# spring spacers....



## greenkitty7 (Jan 26, 2011)

i know how alot of yall feel about spring spacers but i already got sag to the point that my tires are rubbing in the back. question is, is there a better alternative???


----------



## Polaris425 (Dec 16, 2004)

New springs?


----------



## greenkitty7 (Jan 26, 2011)

i cant make new springs in my shop...lol


----------



## Polaris425 (Dec 16, 2004)

haha.... Well spacers might help some but, I think they would only help for a little while. your springs are already loosing their strength, compressing them more seems like would only make them ware out a little faster.
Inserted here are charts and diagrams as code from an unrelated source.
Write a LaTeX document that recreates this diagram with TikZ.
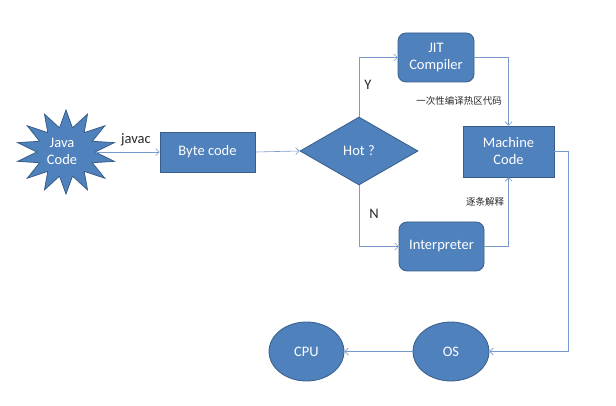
\documentclass[tikz,border=0pt]{standalone}
\usepackage{fontspec}
\setmainfont{Carlito}
\newfontfamily\cjk{Noto Sans CJK SC}
\usetikzlibrary{shapes.geometric,arrows.meta,calc}
\definecolor{boxblue}{RGB}{79,129,189}
\definecolor{boxedge}{RGB}{56,93,138}
\definecolor{linkblue}{RGB}{120,155,205}

\begin{document}
\begin{tikzpicture}[x=1pt,y=-1pt,font=\fontsize{14.5}{17}\selectfont]
\tikzstyle{block}=[draw=boxedge,fill=boxblue,text=white,line width=0.8pt,align=center,inner sep=2pt]
\tikzstyle{link}=[draw=linkblue,line width=0.6pt,-{Straight Barb[length=3.5pt,width=7pt]}]
\tikzstyle{note}=[inner sep=1pt,text=black!85]
\useasboundingbox (0,0) rectangle (616,406);

% star with its text on top
\node (java) [block,star,star points=14,star point ratio=1.7,minimum size=84pt,xscale=1.18,transform shape] at (66,152) {};
\node (javatext) [text=white,align=center] at (62,151) {Java\\Code};

\node (byte) [block,minimum width=95pt,minimum height=40pt] at (207.5,152) {Byte code};
\node (hot) [block,diamond,minimum width=118pt,minimum height=68pt] at (359,151) {Hot ?};
\node (jit) [block,rounded corners=8pt,minimum width=76pt,minimum height=49pt] at (436,57.5) {JIT\\Compiler};
\node (interp) [block,rounded corners=8pt,minimum width=85pt,minimum height=49pt] at (441.5,246.5) {Interpreter};
\node (machine) [block,minimum width=91pt,minimum height=51pt] at (508.5,151.5) {Machine\\Code};
\node (os) [block,ellipse,minimum width=76pt,minimum height=59pt] at (451,351.5) {OS};
\node (cpu) [block,ellipse,minimum width=75pt,minimum height=59pt] at (306.5,351.5) {CPU};
\coordinate (turn) at (568,151.5);

\draw [link] (java.east) -- (byte.west);
\draw [link] (byte.east) -- (hot.west);
\draw [link] (hot.north) |- (jit.west);
\draw [link] (hot.south) |- (interp.west);
\draw [link] (jit.east) -| (machine.north);
\draw [link] (interp.east) -| (machine.south);
\draw [link] (machine.east) -- (turn) |- (os.east);
\draw [link] (os.west) -- (cpu.east);

\node (javac) [note] at (136,140) {javac};
\node (yes) [note] at (368,85) {Y};
\node (no) [note] at (374,214) {N};
\node (hotlabel) [note,font=\cjk\fontsize{9.5}{11}\selectfont] at (459,101) {一次性编译热区代码};
\node (steplabel) [note,font=\cjk\fontsize{9.5}{11}\selectfont] at (485,202) {逐条解释};
\end{tikzpicture}
\end{document}
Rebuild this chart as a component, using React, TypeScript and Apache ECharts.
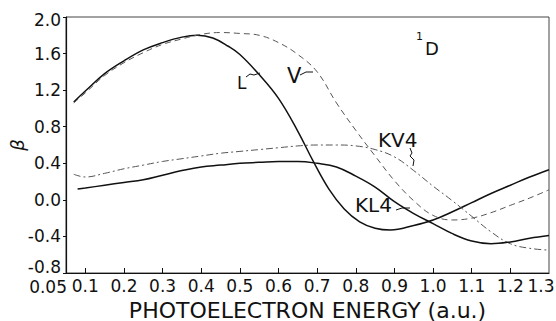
import React, { useEffect, useRef } from "react";
import * as echarts from "echarts";

// ---- data ----
const L_X = [0.07, 0.1, 0.15, 0.2, 0.25, 0.3, 0.35, 0.39, 0.43, 0.47, 0.5, 0.55, 0.6, 0.65, 0.69, 0.73, 0.77, 0.81, 0.85, 0.89, 0.95, 1.0, 1.05, 1.1, 1.15, 1.2, 1.25, 1.3];
const L_Y = [1.07, 1.19, 1.38, 1.52, 1.64, 1.72, 1.78, 1.8, 1.77, 1.68, 1.59, 1.37, 1.11, 0.75, 0.42, 0.12, -0.1, -0.24, -0.31, -0.33, -0.28, -0.22, -0.13, -0.03, 0.07, 0.16, 0.25, 0.33];

const V_X = [0.07, 0.1, 0.15, 0.2, 0.25, 0.3, 0.35, 0.4, 0.45, 0.5, 0.55, 0.6, 0.65, 0.7, 0.75, 0.8, 0.85, 0.9, 0.95, 1.0, 1.05, 1.1, 1.15, 1.2, 1.25, 1.3];
const V_Y = [1.06, 1.17, 1.36, 1.5, 1.61, 1.7, 1.76, 1.81, 1.83, 1.82, 1.8, 1.72, 1.59, 1.4, 1.06, 0.76, 0.48, 0.21, -0.01, -0.17, -0.22, -0.2, -0.14, -0.06, 0.02, 0.11];

const KV4_X = [0.07, 0.1, 0.15, 0.2, 0.25, 0.3, 0.35, 0.4, 0.45, 0.5, 0.55, 0.6, 0.65, 0.7, 0.75, 0.8, 0.85, 0.9, 0.95, 1.0, 1.05, 1.1, 1.15, 1.2, 1.25, 1.3];
const KV4_Y = [0.28, 0.25, 0.29, 0.34, 0.38, 0.42, 0.45, 0.48, 0.51, 0.53, 0.55, 0.57, 0.59, 0.6, 0.6, 0.59, 0.55, 0.47, 0.32, 0.15, -0.01, -0.18, -0.35, -0.48, -0.53, -0.55];

const KL4_X = [0.08, 0.1, 0.15, 0.2, 0.25, 0.3, 0.35, 0.4, 0.45, 0.5, 0.55, 0.6, 0.65, 0.7, 0.75, 0.8, 0.85, 0.9, 0.95, 1.0, 1.05, 1.1, 1.15, 1.2, 1.25, 1.3];
const KL4_Y = [0.12, 0.13, 0.16, 0.19, 0.22, 0.27, 0.32, 0.36, 0.38, 0.4, 0.41, 0.42, 0.42, 0.4, 0.36, 0.26, 0.14, -0.02, -0.15, -0.26, -0.37, -0.45, -0.48, -0.46, -0.42, -0.39];

const X_LABELS = [0.05, 0.1, 0.2, 0.3, 0.4, 0.5, 0.6, 0.7, 0.8, 0.9, 1.0, 1.1, 1.2, 1.3];
const X_TICKS = [0.1, 0.2, 0.3, 0.4, 0.5, 0.6, 0.7, 0.8, 0.9, 1.0, 1.1, 1.2];
const Y_MIN = -0.8;
const Y_MAX = 2.0;
const Y_STEP = 0.4;
const X_MIN = 0.05;
const X_MAX = 1.3;

const FONT = "DejaVu Sans";

function pairs(xs: number[], ys: number[]) {
  return xs.map((x, i) => [x, ys[i]]);
}

const near = (a: number, b: number) => Math.abs(a - b) < 1e-6;

export default function App() {
  const ref = useRef<HTMLDivElement>(null);
  useEffect(() => {
    if (!ref.current) return;
    const chart = echarts.init(ref.current, undefined, { renderer: "svg" });
    const ink = "#111";
    const dashInk = "#555";
    const labelFont = { fontFamily: FONT, fontSize: 17, color: ink };
    chart.setOption({
      animation: false,
      backgroundColor: "#fff",
      grid: {
        left: 66,
        top: 17,
        right: 7,
        bottom: 48,
        containLabel: false,
        outerBoundsMode: "none",
        show: true,
        borderColor: "#444",
        borderWidth: 1,
        backgroundColor: "transparent",
      },
      xAxis: {
        type: "value",
        min: X_MIN,
        max: X_MAX,
        name: "PHOTOELECTRON ENERGY (a.u.)",
        nameLocation: "middle",
        nameGap: 26,
        nameTextStyle: { fontFamily: FONT, fontSize: 22, color: ink },
        axisLine: { show: true, onZero: false, lineStyle: { color: ink, width: 1.2 } },
        axisTick: {
          show: true,
          inside: true,
          length: 5,
          customValues: X_TICKS,
          lineStyle: { color: ink },
        },
        axisLabel: {
          customValues: X_LABELS.filter((v) => v > X_MIN + 1e-6),
          showMinLabel: true,
          showMaxLabel: true,
          hideOverlap: false,
          margin: 4,
          ...labelFont,
          formatter: (v: number) => (near(v, X_MAX) ? `{last|${v.toFixed(1)}}` : v.toFixed(1)),
          rich: {
            last: { ...labelFont, padding: [0, 16, 0, 0] },
          },
        },
        splitLine: { show: false },
      },
      yAxis: {
        type: "value",
        min: Y_MIN,
        max: Y_MAX,
        interval: Y_STEP,
        name: "β",
        nameLocation: "middle",
        nameGap: 40,
        nameRotate: 90,
        nameMoveOverlap: false,
        nameTextStyle: { fontFamily: FONT, fontSize: 18, fontStyle: "italic", color: ink },
        axisLine: { show: true, onZero: false, lineStyle: { color: ink, width: 1.2 } },
        axisTick: { show: true, inside: false, length: 3, lineStyle: { color: ink } },
        axisLabel: {
          margin: 5,
          ...labelFont,
          showMinLabel: true,
          showMaxLabel: true,
          formatter: (v: number) => {
            const s = v.toFixed(1);
            if (near(v, Y_MAX)) return `{top|${s}}`;
            if (near(v, Y_MIN)) return `{bot|${s}}`;
            return s;
          },
          rich: {
            top: { ...labelFont, padding: [6, 0, 0, 0] },
            bot: { ...labelFont, padding: [0, 0, 13, 0] },
          },
        },
        splitLine: { show: false },
      },
      series: [
        {
          name: "L",
          type: "line",
          data: pairs(L_X, L_Y),
          smooth: 0.4,
          showSymbol: false,
          lineStyle: { color: ink, width: 1.5 },
        },
        {
          name: "V",
          type: "line",
          data: pairs(V_X, V_Y),
          smooth: 0.4,
          showSymbol: false,
          lineStyle: { color: dashInk, width: 1, type: [6, 4] },
        },
        {
          name: "KV4",
          type: "line",
          data: pairs(KV4_X, KV4_Y),
          smooth: 0.4,
          showSymbol: false,
          lineStyle: { color: dashInk, width: 1, type: [7, 3, 2, 3] },
        },
        {
          name: "KL4",
          type: "line",
          data: pairs(KL4_X, KL4_Y),
          smooth: 0.4,
          showSymbol: false,
          lineStyle: { color: ink, width: 1.5 },
        },
      ],
      graphic: [
        {
          type: "text",
          x: 67,
          y: 278,
          style: { text: "0.05", fontFamily: FONT, fontSize: 17, fill: ink, align: "right", verticalAlign: "top" },
        },
        { type: "text", left: 237, top: 74, style: { text: "L", fontFamily: FONT, fontSize: 17, fill: ink } },
        { type: "polyline", shape: { points: [[246, 77], [250, 74], [254, 75], [260, 73]] }, style: { stroke: ink, lineWidth: 1, fill: null } },
        { type: "text", left: 287, top: 65, style: { text: "V", fontFamily: FONT, fontSize: 21, fill: ink } },
        { type: "polyline", shape: { points: [[300, 75], [306, 72], [313, 72]] }, style: { stroke: ink, lineWidth: 1, fill: null } },
        { type: "text", left: 378, top: 130, style: { text: "KV4", fontFamily: FONT, fontSize: 20, fill: ink } },
        { type: "polyline", shape: { points: [[410, 148], [412, 153], [410, 156], [414, 160], [413, 166]] }, style: { stroke: ink, lineWidth: 1, fill: null } },
        { type: "text", left: 355, top: 195, style: { text: "KL4", fontFamily: FONT, fontSize: 20, fill: ink } },
        { type: "polyline", shape: { points: [[396, 210], [402, 208], [410, 208]] }, style: { stroke: ink, lineWidth: 1, fill: null } },
        { type: "text", left: 416, top: 31, style: { text: "1", fontFamily: FONT, fontSize: 11, fill: ink } },
        { type: "text", left: 425, top: 39, style: { text: "D", fontFamily: FONT, fontSize: 18, fill: ink } },
      ],
    });
    return () => chart.dispose();
  }, []);
  return (
    <div
      ref={ref}
      style={{ position: "fixed", left: 0, top: 0, width: 556, height: 321, background: "#fff" }}
    />
  );
}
But you would get a little height back for a while.


----------



## oldmanbrute (Apr 15, 2009)

smaller tires, lose weight, air bags, shackles, trade it in on a brute.......just a few suggestions


----------



## greenkitty7 (Jan 26, 2011)

i cant afford a new brute... lol and i would NEVER get rid of the 400!


----------



## bigblackrancher (Jan 18, 2010)

If you can make spring spacers i would do that, it wont cost you anything.


----------



## greenkitty7 (Jan 26, 2011)

probably will, was just looking for some opinions/suggestions from some intuitive minds.


----------



## filthyredneck (Feb 10, 2010)

Any idea on the diameter/length of your springs? May be able to find something fairly cheap that you could replace your worn springs with.... (Maybe someones unwanted factory brute springs or something)
Also, I'm not gonna argue with anybody that spring spacers are good/bad...but I've used them in the past and currently have some 1" my front springs with them turned all the way down just to make the shock stand all the way up and not have that lil sag spot at the top. 
I'd say use them till you come up with a better solution.


----------



## greenkitty7 (Jan 26, 2011)

well i've heard of people using polaris sportsman springs in ACs and it giving a little lift, also i know the MP springs are 1" longer than the regular AC springs...


----------



## depthfinder (Mar 1, 2011)

Does High Lifter make springs for your Kitty.Thats what i plan on doing.Adds a inch of lift and there ALOT stiffer than OEM.Suprised no one has mentioned that yet.


----------



## greenkitty7 (Jan 26, 2011)

I looked at em but from what i hear is they are Junk. Also that they wear out faster than the stock springs.


----------



## depthfinder (Mar 1, 2011)

MMM never heard that before?Might do some more digging those before i spend the money.But as far as your ?.Yes i would just add 2" spacers.It will add lift and tighten then bike back up.Or since you got a shop just find some shocks that look cool and perform well and fab them to your bike.LOL


----------



## LM83 (Jul 23, 2010)

If people can run Sportsman springs couldnt you run ranger springs then? I know a few people with sportmans that run ranger springs. Makes a difference on them. Might be to tight of a fit for an arctic cat though. Get the ol log truck ride.


----------



## edtman (Jul 4, 2009)

I just came in from my first ride with my 1.5" spacers. I figured id try them while I was there installing Kujo bushings. It really tightened it up. I am suprised how much it looks higher. I say, for the money, its worth trying.


----------



## greenkitty7 (Jan 26, 2011)

LM83 said:


> If people can run Sportsman springs couldnt you run ranger springs then? I know a few people with sportmans that run ranger springs. Makes a difference on them. Might be to tight of a fit for an arctic cat though. Get the ol log truck ride.


The ol AC already rides like a one horse buggy! lol... i think that the ranger springs might bottom the shock out.


----------



## LM83 (Jul 23, 2010)

greenkitty7 said:


> The ol AC already rides like a one horse buggy! lol... i think that the ranger springs might bottom the shock out.


 Lol I understand!!! My brute rides like crap with the 05 springs, ah what we will put up with for more gc


----------



## B&C Racing (Jan 15, 2011)

If you looking for HL products then let us know as we are a HL Dealer.


----------



## brute for mud (Jul 15, 2010)

i keep hearing that hl is junk but i have to disagree with that


----------



## byrd (Jul 14, 2009)

brute for mud said:


> i keep hearing that hl is junk but i have to disagree with that


Depends on what u consider junk. They make the ride rougher and tend to wear out faster than stock so that's y I don't like them. U can get the same effect from the cheaper spring spacers if u want to save money


----------



## greenkitty7 (Jan 26, 2011)

^thats what im screamin. and i was just talkin about their springs, not any of their other products.


----------